Task material:
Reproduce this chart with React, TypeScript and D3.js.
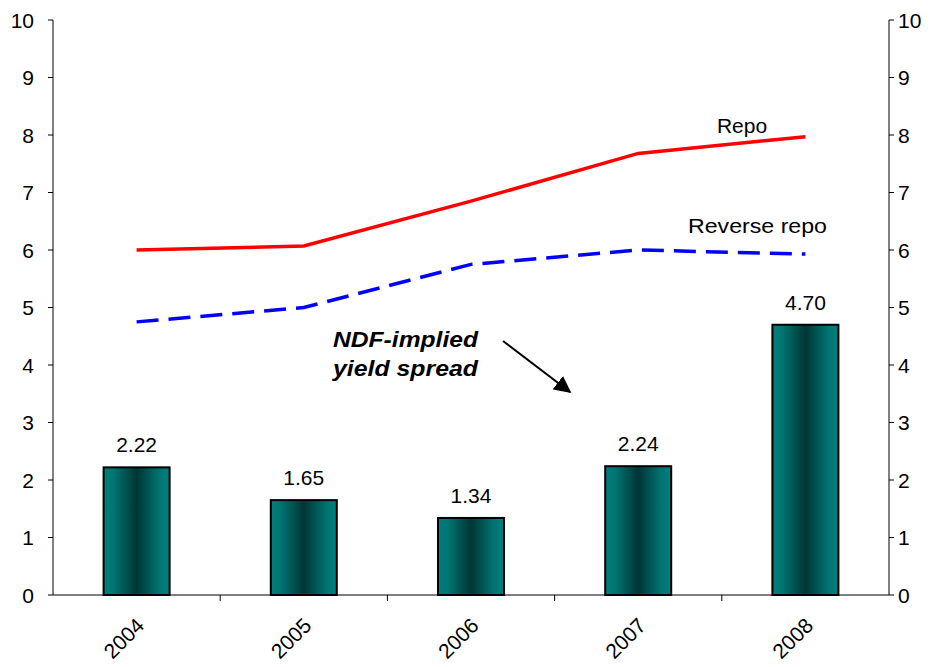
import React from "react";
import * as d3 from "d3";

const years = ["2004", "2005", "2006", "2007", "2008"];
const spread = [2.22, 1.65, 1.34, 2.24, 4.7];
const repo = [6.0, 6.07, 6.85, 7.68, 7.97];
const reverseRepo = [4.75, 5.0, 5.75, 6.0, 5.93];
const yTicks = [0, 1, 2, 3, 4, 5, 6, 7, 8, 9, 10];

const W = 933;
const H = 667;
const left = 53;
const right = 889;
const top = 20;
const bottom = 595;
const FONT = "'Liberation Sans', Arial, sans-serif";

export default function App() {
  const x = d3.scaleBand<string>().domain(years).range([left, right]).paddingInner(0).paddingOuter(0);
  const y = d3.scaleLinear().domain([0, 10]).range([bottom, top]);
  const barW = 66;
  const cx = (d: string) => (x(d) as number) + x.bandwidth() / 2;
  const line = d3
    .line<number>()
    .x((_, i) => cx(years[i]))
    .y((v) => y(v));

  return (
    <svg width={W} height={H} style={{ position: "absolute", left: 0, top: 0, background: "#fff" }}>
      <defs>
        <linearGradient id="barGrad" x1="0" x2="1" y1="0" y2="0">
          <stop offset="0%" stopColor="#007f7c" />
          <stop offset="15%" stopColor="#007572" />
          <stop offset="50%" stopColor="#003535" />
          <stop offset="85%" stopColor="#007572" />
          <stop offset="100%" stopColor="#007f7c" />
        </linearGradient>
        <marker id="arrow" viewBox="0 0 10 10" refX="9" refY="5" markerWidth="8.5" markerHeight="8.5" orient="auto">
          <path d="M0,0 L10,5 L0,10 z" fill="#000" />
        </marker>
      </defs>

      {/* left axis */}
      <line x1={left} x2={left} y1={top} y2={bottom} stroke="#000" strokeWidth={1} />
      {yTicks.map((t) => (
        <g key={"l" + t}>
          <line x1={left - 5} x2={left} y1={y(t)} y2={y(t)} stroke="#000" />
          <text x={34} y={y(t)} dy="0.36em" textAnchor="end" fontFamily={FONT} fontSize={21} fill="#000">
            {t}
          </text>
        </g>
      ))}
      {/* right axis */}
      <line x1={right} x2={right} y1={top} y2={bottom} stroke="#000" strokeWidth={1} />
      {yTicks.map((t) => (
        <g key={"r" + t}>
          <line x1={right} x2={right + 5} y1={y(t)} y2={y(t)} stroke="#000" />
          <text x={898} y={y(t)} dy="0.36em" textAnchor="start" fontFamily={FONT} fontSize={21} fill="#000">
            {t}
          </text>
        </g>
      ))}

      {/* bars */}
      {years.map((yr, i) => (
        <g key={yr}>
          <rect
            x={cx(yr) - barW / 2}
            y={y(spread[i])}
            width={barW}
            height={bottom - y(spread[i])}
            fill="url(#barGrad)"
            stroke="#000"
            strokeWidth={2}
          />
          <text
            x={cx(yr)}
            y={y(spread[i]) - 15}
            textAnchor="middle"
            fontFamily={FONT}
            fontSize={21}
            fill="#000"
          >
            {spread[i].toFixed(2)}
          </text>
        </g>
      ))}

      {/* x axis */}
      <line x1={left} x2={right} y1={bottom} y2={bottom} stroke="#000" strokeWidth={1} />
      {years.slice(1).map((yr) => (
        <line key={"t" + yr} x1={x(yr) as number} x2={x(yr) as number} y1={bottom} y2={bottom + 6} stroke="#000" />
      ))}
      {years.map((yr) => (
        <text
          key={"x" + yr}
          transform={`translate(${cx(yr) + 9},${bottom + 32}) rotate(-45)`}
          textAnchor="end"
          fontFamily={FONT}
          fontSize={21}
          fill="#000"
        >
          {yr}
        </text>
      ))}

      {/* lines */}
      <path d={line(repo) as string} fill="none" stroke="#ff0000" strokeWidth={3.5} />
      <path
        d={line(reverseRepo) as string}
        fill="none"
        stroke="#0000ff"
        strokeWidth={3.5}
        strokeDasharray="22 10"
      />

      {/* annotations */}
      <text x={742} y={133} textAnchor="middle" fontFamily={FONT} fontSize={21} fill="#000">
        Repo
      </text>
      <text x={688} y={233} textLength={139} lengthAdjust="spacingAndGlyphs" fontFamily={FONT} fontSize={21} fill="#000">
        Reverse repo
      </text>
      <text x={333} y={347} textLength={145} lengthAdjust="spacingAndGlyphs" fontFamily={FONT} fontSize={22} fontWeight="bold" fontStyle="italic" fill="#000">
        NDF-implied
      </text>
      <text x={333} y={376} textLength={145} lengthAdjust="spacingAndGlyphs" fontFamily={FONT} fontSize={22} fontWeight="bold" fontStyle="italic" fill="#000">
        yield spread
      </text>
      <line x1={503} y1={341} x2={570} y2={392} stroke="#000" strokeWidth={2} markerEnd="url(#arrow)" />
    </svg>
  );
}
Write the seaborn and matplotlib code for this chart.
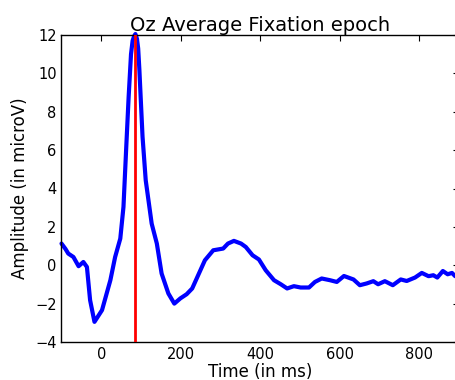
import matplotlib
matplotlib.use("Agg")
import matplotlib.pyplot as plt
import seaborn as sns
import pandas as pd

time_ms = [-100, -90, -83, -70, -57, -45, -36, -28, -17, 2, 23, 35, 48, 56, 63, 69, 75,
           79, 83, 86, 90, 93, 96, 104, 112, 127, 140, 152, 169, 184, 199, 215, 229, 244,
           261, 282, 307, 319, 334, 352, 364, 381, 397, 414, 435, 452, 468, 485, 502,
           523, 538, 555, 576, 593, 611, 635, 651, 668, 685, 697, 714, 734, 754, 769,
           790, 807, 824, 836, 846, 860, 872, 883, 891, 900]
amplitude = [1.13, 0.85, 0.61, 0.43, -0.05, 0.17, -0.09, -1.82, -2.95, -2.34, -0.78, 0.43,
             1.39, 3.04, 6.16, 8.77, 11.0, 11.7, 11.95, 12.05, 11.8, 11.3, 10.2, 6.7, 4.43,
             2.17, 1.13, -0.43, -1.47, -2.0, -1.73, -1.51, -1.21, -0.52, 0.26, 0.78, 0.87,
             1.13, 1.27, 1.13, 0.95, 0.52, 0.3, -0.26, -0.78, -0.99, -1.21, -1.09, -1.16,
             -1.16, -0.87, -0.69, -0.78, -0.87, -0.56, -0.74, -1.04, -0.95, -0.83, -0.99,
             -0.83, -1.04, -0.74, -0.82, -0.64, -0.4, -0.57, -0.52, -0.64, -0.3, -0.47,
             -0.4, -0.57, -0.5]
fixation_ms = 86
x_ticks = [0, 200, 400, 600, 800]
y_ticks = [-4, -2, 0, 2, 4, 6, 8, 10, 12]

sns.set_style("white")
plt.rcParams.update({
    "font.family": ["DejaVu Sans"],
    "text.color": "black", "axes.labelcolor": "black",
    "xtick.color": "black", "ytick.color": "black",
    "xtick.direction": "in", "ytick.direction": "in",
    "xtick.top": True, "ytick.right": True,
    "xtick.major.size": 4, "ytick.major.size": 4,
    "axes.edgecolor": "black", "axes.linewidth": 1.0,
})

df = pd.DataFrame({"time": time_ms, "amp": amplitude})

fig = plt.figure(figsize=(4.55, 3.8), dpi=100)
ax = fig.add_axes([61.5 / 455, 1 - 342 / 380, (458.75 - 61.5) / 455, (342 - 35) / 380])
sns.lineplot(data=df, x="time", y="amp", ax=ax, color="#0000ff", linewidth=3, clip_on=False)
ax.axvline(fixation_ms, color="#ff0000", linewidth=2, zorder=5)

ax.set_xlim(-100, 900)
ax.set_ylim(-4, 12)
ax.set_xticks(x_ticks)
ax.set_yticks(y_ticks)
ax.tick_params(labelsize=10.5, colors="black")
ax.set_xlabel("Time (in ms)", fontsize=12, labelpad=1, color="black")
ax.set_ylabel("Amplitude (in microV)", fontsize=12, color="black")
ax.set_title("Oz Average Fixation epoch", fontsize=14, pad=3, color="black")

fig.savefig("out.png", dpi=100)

What the task requires:
Every line is to be duplicated exactly, though pictures stay out.

Exercise output:
Reproduce this chart with React, TypeScript and D3.js.
import React from "react";
import * as d3 from "d3";

const years = ["2004", "2005", "2006", "2007", "2008"];
const spread = [2.22, 1.65, 1.34, 2.24, 4.7];
const repo = [6.0, 6.07, 6.85, 7.68, 7.97];
const reverseRepo = [4.75, 5.0, 5.75, 6.0, 5.93];
const yTicks = [0, 1, 2, 3, 4, 5, 6, 7, 8, 9, 10];

const W = 933;
const H = 667;
const left = 53;
const right = 889;
const top = 20;
const bottom = 595;
const FONT = "'Liberation Sans', Arial, sans-serif";

export default function App() {
  const x = d3.scaleBand<string>().domain(years).range([left, right]).paddingInner(0).paddingOuter(0);
  const y = d3.scaleLinear().domain([0, 10]).range([bottom, top]);
  const barW = 66;
  const cx = (d: string) => (x(d) as number) + x.bandwidth() / 2;
  const line = d3
    .line<number>()
    .x((_, i) => cx(years[i]))
    .y((v) => y(v));

  return (
    <svg width={W} height={H} style={{ position: "absolute", left: 0, top: 0, background: "#fff" }}>
      <defs>
        <linearGradient id="barGrad" x1="0" x2="1" y1="0" y2="0">
          <stop offset="0%" stopColor="#007f7c" />
          <stop offset="15%" stopColor="#007572" />
          <stop offset="50%" stopColor="#003535" />
          <stop offset="85%" stopColor="#007572" />
          <stop offset="100%" stopColor="#007f7c" />
        </linearGradient>
        <marker id="arrow" viewBox="0 0 10 10" refX="9" refY="5" markerWidth="8.5" markerHeight="8.5" orient="auto">
          <path d="M0,0 L10,5 L0,10 z" fill="#000" />
        </marker>
      </defs>

      {/* left axis */}
      <line x1={left} x2={left} y1={top} y2={bottom} stroke="#000" strokeWidth={1} />
      {yTicks.map((t) => (
        <g key={"l" + t}>
          <line x1={left - 5} x2={left} y1={y(t)} y2={y(t)} stroke="#000" />
          <text x={34} y={y(t)} dy="0.36em" textAnchor="end" fontFamily={FONT} fontSize={21} fill="#000">
            {t}
          </text>
        </g>
      ))}
      {/* right axis */}
      <line x1={right} x2={right} y1={top} y2={bottom} stroke="#000" strokeWidth={1} />
      {yTicks.map((t) => (
        <g key={"r" + t}>
          <line x1={right} x2={right + 5} y1={y(t)} y2={y(t)} stroke="#000" />
          <text x={898} y={y(t)} dy="0.36em" textAnchor="start" fontFamily={FONT} fontSize={21} fill="#000">
            {t}
          </text>
        </g>
      ))}

      {/* bars */}
      {years.map((yr, i) => (
        <g key={yr}>
          <rect
            x={cx(yr) - barW / 2}
            y={y(spread[i])}
            width={barW}
            height={bottom - y(spread[i])}
            fill="url(#barGrad)"
            stroke="#000"
            strokeWidth={2}
          />
          <text
            x={cx(yr)}
            y={y(spread[i]) - 15}
            textAnchor="middle"
            fontFamily={FONT}
            fontSize={21}
            fill="#000"
          >
            {spread[i].toFixed(2)}
          </text>
        </g>
      ))}

      {/* x axis */}
      <line x1={left} x2={right} y1={bottom} y2={bottom} stroke="#000" strokeWidth={1} />
      {years.slice(1).map((yr) => (
        <line key={"t" + yr} x1={x(yr) as number} x2={x(yr) as number} y1={bottom} y2={bottom + 6} stroke="#000" />
      ))}
      {years.map((yr) => (
        <text
          key={"x" + yr}
          transform={`translate(${cx(yr) + 9},${bottom + 32}) rotate(-45)`}
          textAnchor="end"
          fontFamily={FONT}
          fontSize={21}
          fill="#000"
        >
          {yr}
        </text>
      ))}

      {/* lines */}
      <path d={line(repo) as string} fill="none" stroke="#ff0000" strokeWidth={3.5} />
      <path
        d={line(reverseRepo) as string}
        fill="none"
        stroke="#0000ff"
        strokeWidth={3.5}
        strokeDasharray="22 10"
      />

      {/* annotations */}
      <text x={742} y={133} textAnchor="middle" fontFamily={FONT} fontSize={21} fill="#000">
        Repo
      </text>
      <text x={688} y={233} textLength={139} lengthAdjust="spacingAndGlyphs" fontFamily={FONT} fontSize={21} fill="#000">
        Reverse repo
      </text>
      <text x={333} y={347} textLength={145} lengthAdjust="spacingAndGlyphs" fontFamily={FONT} fontSize={22} fontWeight="bold" fontStyle="italic" fill="#000">
        NDF-implied
      </text>
      <text x={333} y={376} textLength={145} lengthAdjust="spacingAndGlyphs" fontFamily={FONT} fontSize={22} fontWeight="bold" fontStyle="italic" fill="#000">
        yield spread
      </text>
      <line x1={503} y1={341} x2={570} y2={392} stroke="#000" strokeWidth={2} markerEnd="url(#arrow)" />
    </svg>
  );
}
Write the seaborn and matplotlib code for this chart.
import matplotlib
matplotlib.use("Agg")
import matplotlib.pyplot as plt
import seaborn as sns
import pandas as pd

time_ms = [-100, -90, -83, -70, -57, -45, -36, -28, -17, 2, 23, 35, 48, 56, 63, 69, 75,
           79, 83, 86, 90, 93, 96, 104, 112, 127, 140, 152, 169, 184, 199, 215, 229, 244,
           261, 282, 307, 319, 334, 352, 364, 381, 397, 414, 435, 452, 468, 485, 502,
           523, 538, 555, 576, 593, 611, 635, 651, 668, 685, 697, 714, 734, 754, 769,
           790, 807, 824, 836, 846, 860, 872, 883, 891, 900]
amplitude = [1.13, 0.85, 0.61, 0.43, -0.05, 0.17, -0.09, -1.82, -2.95, -2.34, -0.78, 0.43,
             1.39, 3.04, 6.16, 8.77, 11.0, 11.7, 11.95, 12.05, 11.8, 11.3, 10.2, 6.7, 4.43,
             2.17, 1.13, -0.43, -1.47, -2.0, -1.73, -1.51, -1.21, -0.52, 0.26, 0.78, 0.87,
             1.13, 1.27, 1.13, 0.95, 0.52, 0.3, -0.26, -0.78, -0.99, -1.21, -1.09, -1.16,
             -1.16, -0.87, -0.69, -0.78, -0.87, -0.56, -0.74, -1.04, -0.95, -0.83, -0.99,
             -0.83, -1.04, -0.74, -0.82, -0.64, -0.4, -0.57, -0.52, -0.64, -0.3, -0.47,
             -0.4, -0.57, -0.5]
fixation_ms = 86
x_ticks = [0, 200, 400, 600, 800]
y_ticks = [-4, -2, 0, 2, 4, 6, 8, 10, 12]

sns.set_style("white")
plt.rcParams.update({
    "font.family": ["DejaVu Sans"],
    "text.color": "black", "axes.labelcolor": "black",
    "xtick.color": "black", "ytick.color": "black",
    "xtick.direction": "in", "ytick.direction": "in",
    "xtick.top": True, "ytick.right": True,
    "xtick.major.size": 4, "ytick.major.size": 4,
    "axes.edgecolor": "black", "axes.linewidth": 1.0,
})

df = pd.DataFrame({"time": time_ms, "amp": amplitude})

fig = plt.figure(figsize=(4.55, 3.8), dpi=100)
ax = fig.add_axes([61.5 / 455, 1 - 342 / 380, (458.75 - 61.5) / 455, (342 - 35) / 380])
sns.lineplot(data=df, x="time", y="amp", ax=ax, color="#0000ff", linewidth=3, clip_on=False)
ax.axvline(fixation_ms, color="#ff0000", linewidth=2, zorder=5)

ax.set_xlim(-100, 900)
ax.set_ylim(-4, 12)
ax.set_xticks(x_ticks)
ax.set_yticks(y_ticks)
ax.tick_params(labelsize=10.5, colors="black")
ax.set_xlabel("Time (in ms)", fontsize=12, labelpad=1, color="black")
ax.set_ylabel("Amplitude (in microV)", fontsize=12, color="black")
ax.set_title("Oz Average Fixation epoch", fontsize=14, pad=3, color="black")

fig.savefig("out.png", dpi=100)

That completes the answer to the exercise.